Pre-flight briefings should include studying associated material, “chair” flying at home and “tie-down” flying in the airplane. Sitting in the airplane (with permission) when it’s not being used is a fantastic way to practice. Leave the master switch off and just simulate everything in your head. Then when you go flying, your hands know right were everything is. Understanding what your instructor expects of you before every flight, and a thorough debrief, should help prevent most flight training frustrations.
Have Fun –
Another step you can and should frequently take is to HAVE FUN! Remember why you got into flying in the first place. Are you doing this for a hobby or for business travel? Maybe you are interested in a career?
Try something fun to remind you why you’re making the investment in a pilot certificate. Try something new to rekindle the attraction. For example, if you’re having trouble with pattern work and landings, try a change of scenery. If you practice at a non-towered field, ask your instructor to take you to a towered airport for multiple landings. Even if you’re not ready to handle ATC communications just yet, your instructor should be more than happy to assist. It will be fun to be at an airport with bigger, faster aircraft to see.

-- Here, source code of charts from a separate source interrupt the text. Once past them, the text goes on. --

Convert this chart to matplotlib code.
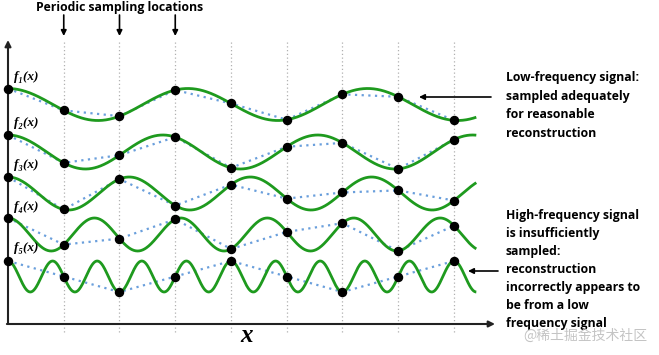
import numpy as np
import matplotlib
matplotlib.use("Agg")
import matplotlib.pyplot as plt

# signals: cos waves sampled at integer positions (x in sample spacings, y in picture rows)
names = ["f₁(x)", "f₂(x)", "f₃(x)", "f₄(x)", "f₅(x)"]
freqs = [0.31, 0.36, 0.46, 0.645, 1.25]      # cycles per sample spacing
centers = [104.5, 152, 193.5, 234.5, 276.5]
amps = [16, 17, 16.5, 16.5, 15.5]
label_rows = [77, 123, 165, 207, 248]
sample_idx = np.arange(9)
x_end = 8.4

low_lines = ["Low-frequency signal:", "sampled adequately", "for reasonable",
             "reconstruction"]
high_lines = ["High-frequency signal", "is insufficiently", "sampled:",
              "reconstruction", "incorrectly appears to", "be from a low",
              "frequency signal"]

SP = 55.75   # pixels per sample spacing
X0 = 8       # pixel column of the y axis


def px(col):
    return (col - X0) / SP


green = "#1e9a1e"
blue = "#6a9fdc"
sans = "Open Sans"

fig = plt.figure(figsize=(6.59, 3.55), dpi=100)
ax = fig.add_axes([0, 0, 1, 1])
ax.set_xlim(px(0), px(659))
ax.set_ylim(355, 0)
ax.axis("off")

# sampling grid
for k in sample_idx[1:]:
    ax.plot([k, k], [42, 333], color="#b0b0b0", lw=0.9, ls=(0, (1, 2)), zorder=1)

xs = np.linspace(0, x_end, 800)
for f, c, a, name, row in zip(freqs, centers, amps, names, label_rows):
    ys = c - a * np.cos(2 * np.pi * f * xs)
    ax.plot(xs, ys, color=green, lw=2.0, zorder=3, solid_capstyle="butt")
    ys_s = c - a * np.cos(2 * np.pi * f * sample_idx)
    ax.plot(sample_idx, ys_s, color=blue, lw=1.6, ls=(0, (1, 2)), zorder=2)
    ax.plot(sample_idx, ys_s, "o", color="black", ms=5.8, zorder=4)
    ax.text(px(14), row, name, fontsize=9.5, family="Liberation Serif",
            style="italic", weight="bold", va="center", ha="left")

# axes with arrows
ax.annotate("", xy=(0, 40), xytext=(0, 323),
            arrowprops=dict(arrowstyle="-|>", color="#222222", lw=1.5,
                            mutation_scale=9, shrinkA=0, shrinkB=0))
ax.annotate("", xy=(px(495), 324), xytext=(-0.02, 324),
            arrowprops=dict(arrowstyle="-|>", color="#222222", lw=1.5,
                            mutation_scale=9, shrinkA=0, shrinkB=0))
ax.text(px(247), 336, "x", fontsize=18, family="Liberation Serif", style="italic",
        weight="bold", ha="center", va="center")

# top annotation
ax.text(px(120), 7, "Periodic sampling locations", fontsize=8.8, weight="bold",
        family=sans, ha="center", va="center")
for k in [1, 2, 3]:
    ax.annotate("", xy=(k, 36), xytext=(k, 15),
                arrowprops=dict(arrowstyle="-|>", color="black", lw=1.2,
                                mutation_scale=8, shrinkA=0, shrinkB=0))

# right annotations
for i, line in enumerate(low_lines):
    ax.text(px(506), 78 + i * 18.5, line, fontsize=8.8, weight="bold",
            family=sans, ha="left", va="center")
ax.annotate("", xy=(px(419), 97), xytext=(px(491), 97),
            arrowprops=dict(arrowstyle="-|>", color="black", lw=1.2,
                            mutation_scale=8, shrinkA=0, shrinkB=0))
for i, line in enumerate(high_lines):
    ax.text(px(506), 215 + i * 18.1, line, fontsize=8.8, weight="bold",
            family=sans, ha="left", va="center")
ax.annotate("", xy=(px(468), 271), xytext=(px(498), 271),
            arrowprops=dict(arrowstyle="-|>", color="black", lw=1.2,
                            mutation_scale=8, shrinkA=0, shrinkB=0))

ax.text(px(647), 336, "@稀土掘金技术社区", fontsize=10, color="#c4c4c4",
        family=["Noto Sans CJK SC", "DejaVu Sans"], ha="right", va="center")

fig.savefig("out.png", dpi=100)
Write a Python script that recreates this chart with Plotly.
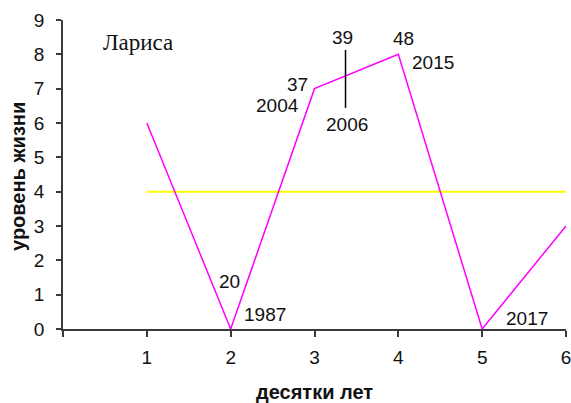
import plotly.graph_objects as go

# decades (x) and life level (y)
decades = [1, 2, 3, 4, 5, 6]
life_level = [6, 0, 7, 8, 0, 3]
average_level = [4, 4, 4, 4, 4, 4]

# point labels: (decade index, age, year)
point_ages = ['20', '37', '48']
point_age_idx = [1, 2, 3]
point_years = ['1987', '2004', '2015', '2017']
point_year_idx = [1, 2, 3, 4]

# extra mark between decades 3 and 4
mark_age = '39'
mark_year = '2006'
mark_x = 3.37
mark_y_top = 8.13
mark_y_bottom = 6.44

person = 'Лариса'

font_main = 'Liberation Sans, Arial, sans-serif'
text_color = '#111111'
axis_color = '#3a3a3a'

fig = go.Figure()

fig.add_trace(go.Scatter(x=decades, y=average_level, mode='lines',
                         line=dict(color='#ffff00', width=2),
                         hoverinfo='skip'))
fig.add_trace(go.Scatter(x=decades, y=life_level, mode='lines',
                         line=dict(color='#ff00ff', width=1.5),
                         hoverinfo='skip'))

# shifts in pixels for each label, relative to its point
age_shift = [(-1, 48), (-17, 4), (5, 16)]
year_shift = [(34, 15), (-37, -17), (35, -8), (45, 11)]

annotations = []
for txt, i, (dx, dy) in zip(point_ages, point_age_idx, age_shift):
    annotations.append(dict(x=decades[i], y=life_level[i], text=txt, showarrow=False,
                            xshift=dx, yshift=dy, xanchor='center', yanchor='middle'))
for txt, i, (dx, dy) in zip(point_years, point_year_idx, year_shift):
    annotations.append(dict(x=decades[i], y=life_level[i], text=txt, showarrow=False,
                            xshift=dx, yshift=dy, xanchor='center', yanchor='middle'))

annotations.append(dict(x=mark_x, y=mark_y_top, text=mark_age, showarrow=False,
                        xshift=-3, yshift=12, xanchor='center', yanchor='middle'))
annotations.append(dict(x=mark_x, y=mark_y_bottom, text=mark_year, showarrow=False,
                        xshift=1, yshift=-17, xanchor='center', yanchor='middle'))

annotations.append(dict(xref='paper', yref='paper', x=0.15, y=0.928, text=person,
                        showarrow=False, xanchor='center', yanchor='middle',
                        font=dict(family='Liberation Serif, Times New Roman, serif',
                                  size=23, color=text_color)))

# axis titles
annotations.append(dict(xref='paper', yref='paper', x=0.5, y=0, yshift=-63,
                        text='<b>десятки лет</b>', showarrow=False,
                        xanchor='center', yanchor='middle',
                        font=dict(size=20, color=text_color)))
annotations.append(dict(xref='paper', yref='paper', x=0, xshift=-45, y=0.492,
                        text='<b>уровень жизни</b>', textangle=-90, showarrow=False,
                        xanchor='center', yanchor='middle',
                        font=dict(size=20, color=text_color)))

fig.add_shape(type='line', x0=mark_x, x1=mark_x, y0=mark_y_bottom, y1=mark_y_top,
              line=dict(color='#000000', width=1.5))

fig.update_layout(
    width=571, height=403,
    margin=dict(l=63, r=5, t=20, b=74),
    paper_bgcolor='white', plot_bgcolor='white',
    showlegend=False,
    font=dict(family=font_main, size=19, color=text_color),
    annotations=annotations,
)
fig.update_xaxes(range=[0, 6], tickvals=[0, 1, 2, 3, 4, 5, 6],
                 ticktext=['', '1', '2', '3', '4', '5', '6'],
                 showgrid=False, zeroline=False, showline=True,
                 linecolor=axis_color, linewidth=1.5,
                 ticks='outside', ticklen=6, tickwidth=1.5, tickcolor=axis_color,
                 ticklabelstandoff=4, ticklabeloverflow='allow', automargin=False)
fig.update_yaxes(range=[0, 9], dtick=1,
                 showgrid=False, zeroline=False, showline=True,
                 linecolor=axis_color, linewidth=1.5,
                 ticks='outside', ticklen=5, tickwidth=1.5, tickcolor=axis_color,
                 ticklabelstandoff=8, automargin=False)

fig.write_html('out.html', config={'displayModeBar': False},
               post_script="document.body.style.margin='0';")
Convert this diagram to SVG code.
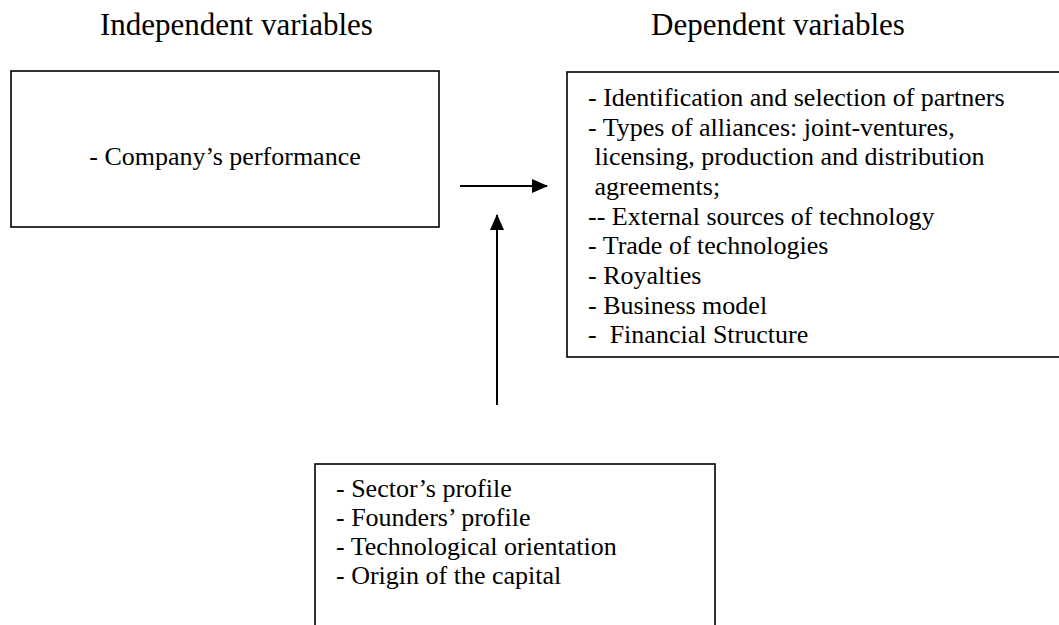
<svg xmlns="http://www.w3.org/2000/svg" width="1059" height="625" viewBox="0 0 1059 625">
<defs>
<marker id="ah" markerWidth="16" markerHeight="14" refX="15" refY="7" orient="auto" markerUnits="userSpaceOnUse">
<path d="M0,0 L16,7 L0,14 Z" fill="#000"/>
</marker>
<style>
.box{fill:#fff;stroke:#000;stroke-width:1.6}
.t{font-size:26px;fill:#000;white-space:pre}
.h{font-size:31px;fill:#000}
.c{stroke:#000;stroke-width:2;fill:none}
</style>
</defs>
<rect width="1059" height="625" fill="#fff"/>
<g font-family="'Liberation Serif', 'Times New Roman', Times, 'DejaVu Serif', serif">
<text class="h" x="100" y="35">Independent variables</text>
<text class="h" x="651" y="35">Dependent variables</text>
<g id="independent">
<rect class="box" x="11" y="71" width="428" height="156"/>
<text class="t" x="225" y="165" text-anchor="middle">- Company’s performance</text>
</g>
<g id="dependent">
<rect class="box" x="567" y="72" width="500" height="285"/>
<text class="t" x="588" y="106">- Identification and selection of partners</text>
<text class="t" x="588" y="136">- Types of alliances: joint-ventures,</text>
<text class="t" x="588" y="165"> licensing, production and distribution</text>
<text class="t" x="588" y="195"> agreements;</text>
<text class="t" x="588" y="225">-- External sources of technology</text>
<text class="t" x="588" y="254">- Trade of technologies</text>
<text class="t" x="588" y="284">- Royalties</text>
<text class="t" x="588" y="314">- Business model</text>
<text class="t" x="588" y="343">-  Financial Structure</text>
</g>
<g id="moderating">
<rect class="box" x="315" y="464" width="400" height="200"/>
<text class="t" x="336" y="497">- Sector’s profile</text>
<text class="t" x="336" y="526">- Founders’ profile</text>
<text class="t" x="336" y="555">- Technological orientation</text>
<text class="t" x="336" y="584">- Origin of the capital</text>
</g>
</g>
<g id="connectors">
<line class="c" x1="460" y1="186" x2="547" y2="186" marker-end="url(#ah)"/>
<line class="c" x1="497" y1="405" x2="497" y2="215" marker-end="url(#ah)"/>
</g>
</svg>
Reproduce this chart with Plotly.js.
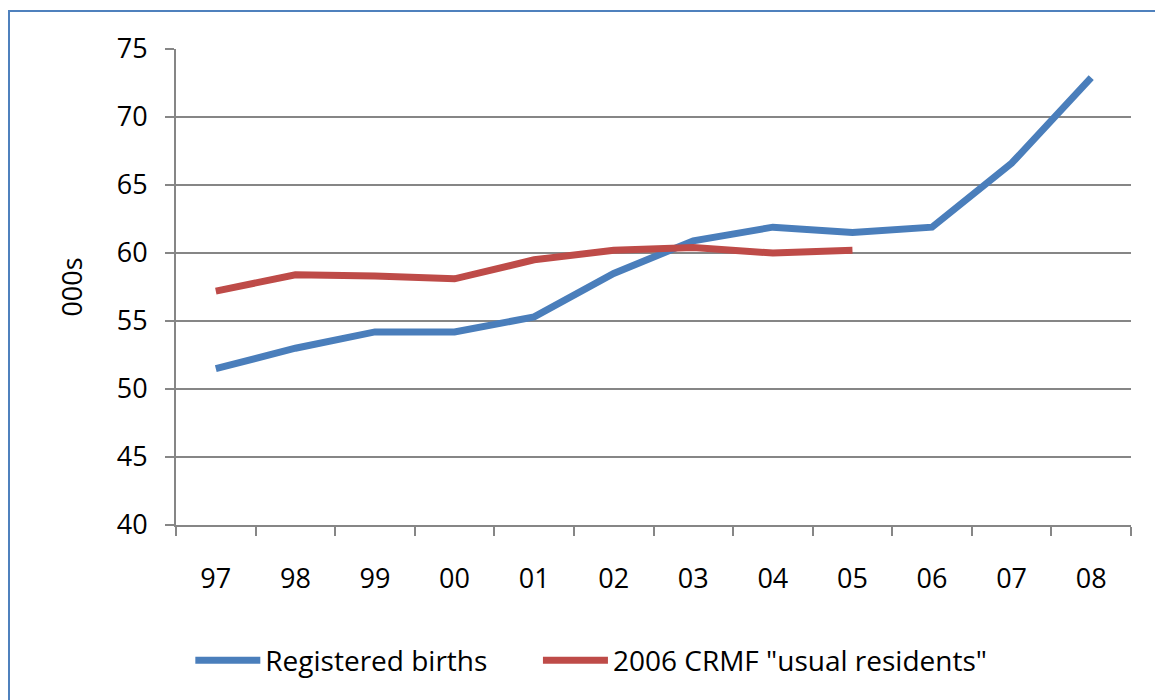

If you train at a towered field, do the opposite. A non-towered field with a shorter runway will challenge you and help you hone your aim-point on landings. If you’re having trouble with cross country flights or VOR and GPS tracking, fly with your instructor to an early breakfast. You can takeoff and track east before sunrise so you can see it easier from the air. Or maybe fly west to dinner to watch the sun set. While this may sound like a digression from your training syllabus and an extra cost you didn’t plan on, it’s not. The time and money you spend to have some fun while flight training will guarantee a return of knowledge, skill and retention. Because only you know what is fun for you, don’t be shy about offering some ideas.
Change Instructors –
It’s also good to fly with a different instructor every now and then. Even if your instructor is very good, and you have been progressing well, a different instructor can offer a new perspective. A new instructor may say things just a bit different or offer more knowledge from his own experiences.
Your flight instructor will do everything he can to reduce frustration, prevent learning plateaus, and motivate you. You should meet them half way and take steps to ensure you’re getting your questions answered and leave no doubt about what is expected before each flight. If you feel like progression is slowing down, be creative and do something to have fun!